What the task requires:
Quote every line as written. Omit pictures.

Data shown:
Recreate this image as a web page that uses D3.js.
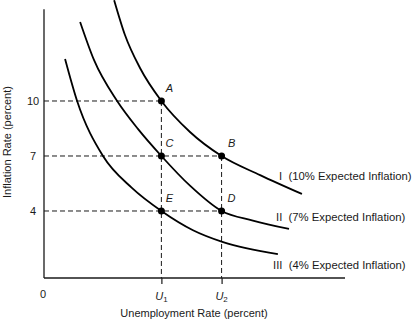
<!DOCTYPE html>
<html>
<head>
<meta charset="utf-8">
<script src="https://cdn.jsdelivr.net/npm/d3@7"></script>
<style>
  html, body { margin: 0; padding: 0; background: #fff; }
  svg { display: block; font-family: "Liberation Sans", Arial, sans-serif; }
</style>
</head>
<body>
<svg id="chart" width="416" height="322"></svg>
<script>
// Short-run Phillips curves for three levels of expected inflation
const curveNames = ["I", "II", "III"];
const curveLabels = ["(10% Expected Inflation)", "(7% Expected Inflation)", "(4% Expected Inflation)"];

// unemployment (schematic units) along each curve
const unempI   = [2.33, 2.69, 3.19, 3.9, 4.85, 5.9, 7.18, 8.57];
const inflI    = [15.5, 13.6, 11.8, 10, 8.31, 7, 5.96, 4.93];
const unempII  = [1.2, 1.66, 2.43, 3.12, 3.9, 4.85, 5.9, 6.94, 8.14];
const inflII   = [14.31, 12.24, 10, 8.48, 7, 5.38, 4, 3.48, 3.02];
const unempIII = [0.7, 1.1, 1.96, 2.92, 3.9, 4.95, 5.95, 7.77];
const inflIII  = [12.29, 10, 7, 5.26, 4, 2.95, 2.3, 1.65];

// labelled points on the curves
const pointNames = ["A", "B", "C", "D", "E"];
const pointUnemp = [3.9, 5.9, 3.9, 5.9, 3.9];
const pointInfl  = [10, 7, 7, 4, 4];

// axis ticks
const inflTicks = [4, 7, 10];
const unempTicks = [3.9, 5.9];
const unempTickNames = ["1", "2"];

const svg = d3.select("#chart");
const x = d3.scaleLinear().domain([0, 10]).range([44, 345]);
const y = d3.scaleLinear().domain([0, 15]).range([284.33, 9.33]);
const axisY = 278;   // pixel row of the horizontal axis
const ink = "#1a1a1a";

// dashed guides: horizontal from the vertical axis to each point
const guides = svg.append("g").attr("stroke", ink).attr("stroke-width", 1)
  .attr("stroke-dasharray", "5,3").attr("fill", "none");
[[10, 3.9], [7, 5.9], [4, 5.9]].forEach(([v, u]) => {
  guides.append("line").attr("x1", x(0)).attr("x2", x(u)).attr("y1", y(v)).attr("y2", y(v));
});
// vertical guides down to the horizontal axis
[[3.9, 10], [5.9, 7]].forEach(([u, v]) => {
  guides.append("line").attr("x1", x(u)).attr("x2", x(u)).attr("y1", y(v)).attr("y2", axisY);
});

// axes lines
svg.append("line").attr("x1", x(0)).attr("x2", x(0)).attr("y1", y(15)).attr("y2", axisY)
  .attr("stroke", ink).attr("stroke-width", 1.3);
svg.append("line").attr("x1", x(0)).attr("x2", x(10)).attr("y1", axisY).attr("y2", axisY)
  .attr("stroke", ink).attr("stroke-width", 1.3);

// vertical axis tick labels
const yAxis = d3.axisLeft(y).tickValues(inflTicks).tickSize(0).tickPadding(0).tickFormat(d3.format("d"));
const gy = svg.append("g").attr("transform", `translate(${x(0)},0)`).call(yAxis);
gy.select(".domain").remove();
gy.selectAll("text").attr("text-anchor", "middle").attr("x", -11)
  .attr("font-size", 11).attr("font-family", "Liberation Sans, Arial, sans-serif").attr("fill", ink);

// horizontal axis ticks at U1 and U2
const xAxis = d3.axisBottom(x).tickValues(unempTicks).tickSize(6).tickFormat("");
const gx = svg.append("g").attr("transform", `translate(0,${axisY})`).call(xAxis);
gx.select(".domain").remove();
gx.selectAll("line").attr("stroke", ink).attr("stroke-width", 1.2);

// U labels with subscripts
unempTicks.forEach((u, i) => {
  const t = svg.append("text").attr("x", x(u)).attr("y", 300).attr("text-anchor", "middle")
    .attr("font-size", 11).attr("fill", ink);
  t.append("tspan").attr("font-style", "italic").text("U");
  t.append("tspan").attr("font-size", 8).attr("dy", 2).text(unempTickNames[i]);
});
svg.append("text").attr("x", x(0) - 1).attr("y", 298).attr("text-anchor", "middle")
  .attr("font-size", 11).attr("fill", ink).text("0");

// axis titles
svg.append("text").attr("x", 194).attr("y", 317).attr("text-anchor", "middle")
  .attr("font-size", 11).attr("fill", ink).text("Unemployment Rate (percent)");
svg.append("text").attr("transform", "translate(11,142) rotate(-90)").attr("text-anchor", "middle")
  .attr("font-size", 11).attr("fill", ink).text("Inflation Rate (percent)");

// curves
const line = d3.line().x(d => x(d[0])).y(d => y(d[1])).curve(d3.curveMonotoneX);
const series = [[unempI, inflI], [unempII, inflII], [unempIII, inflIII]];
series.forEach(([us, vs]) => {
  svg.append("path").datum(us.map((u, i) => [u, vs[i]]))
    .attr("d", line).attr("fill", "none").attr("stroke", "#000").attr("stroke-width", 1.8);
});

// curve labels placed past each curve's end
const labelPos = [[279, 180], [276, 221], [273, 269]];
curveNames.forEach((n, i) => {
  svg.append("text").attr("x", labelPos[i][0]).attr("y", labelPos[i][1])
    .attr("font-size", 11.3).attr("fill", ink).attr("xml:space", "preserve")
    .text(n + "  " + curveLabels[i]);
});

// points and their letters
pointNames.forEach((n, i) => {
  const cx = x(pointUnemp[i]), cy = y(pointInfl[i]);
  svg.append("circle").attr("cx", cx).attr("cy", cy).attr("r", 3.5).attr("fill", "#000");
  svg.append("text").attr("x", cx + (i % 2 ? 10 : 8)).attr("y", cy - 9)
    .attr("text-anchor", "middle").attr("font-size", 11).attr("font-style", "italic")
    .attr("fill", ink).text(n);
});
</script>
</body>
</html>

Written answer:
Recreate this image as a web page that uses D3.js.
<!DOCTYPE html>
<html>
<head>
<meta charset="utf-8">
<script src="https://cdn.jsdelivr.net/npm/d3@7"></script>
<style>
  html, body { margin: 0; padding: 0; background: #fff; }
  svg { display: block; font-family: "Liberation Sans", Arial, sans-serif; }
</style>
</head>
<body>
<svg id="chart" width="416" height="322"></svg>
<script>
// Short-run Phillips curves for three levels of expected inflation
const curveNames = ["I", "II", "III"];
const curveLabels = ["(10% Expected Inflation)", "(7% Expected Inflation)", "(4% Expected Inflation)"];

// unemployment (schematic units) along each curve
const unempI   = [2.33, 2.69, 3.19, 3.9, 4.85, 5.9, 7.18, 8.57];
const inflI    = [15.5, 13.6, 11.8, 10, 8.31, 7, 5.96, 4.93];
const unempII  = [1.2, 1.66, 2.43, 3.12, 3.9, 4.85, 5.9, 6.94, 8.14];
const inflII   = [14.31, 12.24, 10, 8.48, 7, 5.38, 4, 3.48, 3.02];
const unempIII = [0.7, 1.1, 1.96, 2.92, 3.9, 4.95, 5.95, 7.77];
const inflIII  = [12.29, 10, 7, 5.26, 4, 2.95, 2.3, 1.65];

// labelled points on the curves
const pointNames = ["A", "B", "C", "D", "E"];
const pointUnemp = [3.9, 5.9, 3.9, 5.9, 3.9];
const pointInfl  = [10, 7, 7, 4, 4];

// axis ticks
const inflTicks = [4, 7, 10];
const unempTicks = [3.9, 5.9];
const unempTickNames = ["1", "2"];

const svg = d3.select("#chart");
const x = d3.scaleLinear().domain([0, 10]).range([44, 345]);
const y = d3.scaleLinear().domain([0, 15]).range([284.33, 9.33]);
const axisY = 278;   // pixel row of the horizontal axis
const ink = "#1a1a1a";

// dashed guides: horizontal from the vertical axis to each point
const guides = svg.append("g").attr("stroke", ink).attr("stroke-width", 1)
  .attr("stroke-dasharray", "5,3").attr("fill", "none");
[[10, 3.9], [7, 5.9], [4, 5.9]].forEach(([v, u]) => {
  guides.append("line").attr("x1", x(0)).attr("x2", x(u)).attr("y1", y(v)).attr("y2", y(v));
});
// vertical guides down to the horizontal axis
[[3.9, 10], [5.9, 7]].forEach(([u, v]) => {
  guides.append("line").attr("x1", x(u)).attr("x2", x(u)).attr("y1", y(v)).attr("y2", axisY);
});

// axes lines
svg.append("line").attr("x1", x(0)).attr("x2", x(0)).attr("y1", y(15)).attr("y2", axisY)
  .attr("stroke", ink).attr("stroke-width", 1.3);
svg.append("line").attr("x1", x(0)).attr("x2", x(10)).attr("y1", axisY).attr("y2", axisY)
  .attr("stroke", ink).attr("stroke-width", 1.3);

// vertical axis tick labels
const yAxis = d3.axisLeft(y).tickValues(inflTicks).tickSize(0).tickPadding(0).tickFormat(d3.format("d"));
const gy = svg.append("g").attr("transform", `translate(${x(0)},0)`).call(yAxis);
gy.select(".domain").remove();
gy.selectAll("text").attr("text-anchor", "middle").attr("x", -11)
  .attr("font-size", 11).attr("font-family", "Liberation Sans, Arial, sans-serif").attr("fill", ink);

// horizontal axis ticks at U1 and U2
const xAxis = d3.axisBottom(x).tickValues(unempTicks).tickSize(6).tickFormat("");
const gx = svg.append("g").attr("transform", `translate(0,${axisY})`).call(xAxis);
gx.select(".domain").remove();
gx.selectAll("line").attr("stroke", ink).attr("stroke-width", 1.2);

// U labels with subscripts
unempTicks.forEach((u, i) => {
  const t = svg.append("text").attr("x", x(u)).attr("y", 300).attr("text-anchor", "middle")
    .attr("font-size", 11).attr("fill", ink);
  t.append("tspan").attr("font-style", "italic").text("U");
  t.append("tspan").attr("font-size", 8).attr("dy", 2).text(unempTickNames[i]);
});
svg.append("text").attr("x", x(0) - 1).attr("y", 298).attr("text-anchor", "middle")
  .attr("font-size", 11).attr("fill", ink).text("0");

// axis titles
svg.append("text").attr("x", 194).attr("y", 317).attr("text-anchor", "middle")
  .attr("font-size", 11).attr("fill", ink).text("Unemployment Rate (percent)");
svg.append("text").attr("transform", "translate(11,142) rotate(-90)").attr("text-anchor", "middle")
  .attr("font-size", 11).attr("fill", ink).text("Inflation Rate (percent)");

// curves
const line = d3.line().x(d => x(d[0])).y(d => y(d[1])).curve(d3.curveMonotoneX);
const series = [[unempI, inflI], [unempII, inflII], [unempIII, inflIII]];
series.forEach(([us, vs]) => {
  svg.append("path").datum(us.map((u, i) => [u, vs[i]]))
    .attr("d", line).attr("fill", "none").attr("stroke", "#000").attr("stroke-width", 1.8);
});

// curve labels placed past each curve's end
const labelPos = [[279, 180], [276, 221], [273, 269]];
curveNames.forEach((n, i) => {
  svg.append("text").attr("x", labelPos[i][0]).attr("y", labelPos[i][1])
    .attr("font-size", 11.3).attr("fill", ink).attr("xml:space", "preserve")
    .text(n + "  " + curveLabels[i]);
});

// points and their letters
pointNames.forEach((n, i) => {
  const cx = x(pointUnemp[i]), cy = y(pointInfl[i]);
  svg.append("circle").attr("cx", cx).attr("cy", cy).attr("r", 3.5).attr("fill", "#000");
  svg.append("text").attr("x", cx + (i % 2 ? 10 : 8)).attr("y", cy - 9)
    .attr("text-anchor", "middle").attr("font-size", 11).attr("font-style", "italic")
    .attr("fill", ink).text(n);
});
</script>
</body>
</html>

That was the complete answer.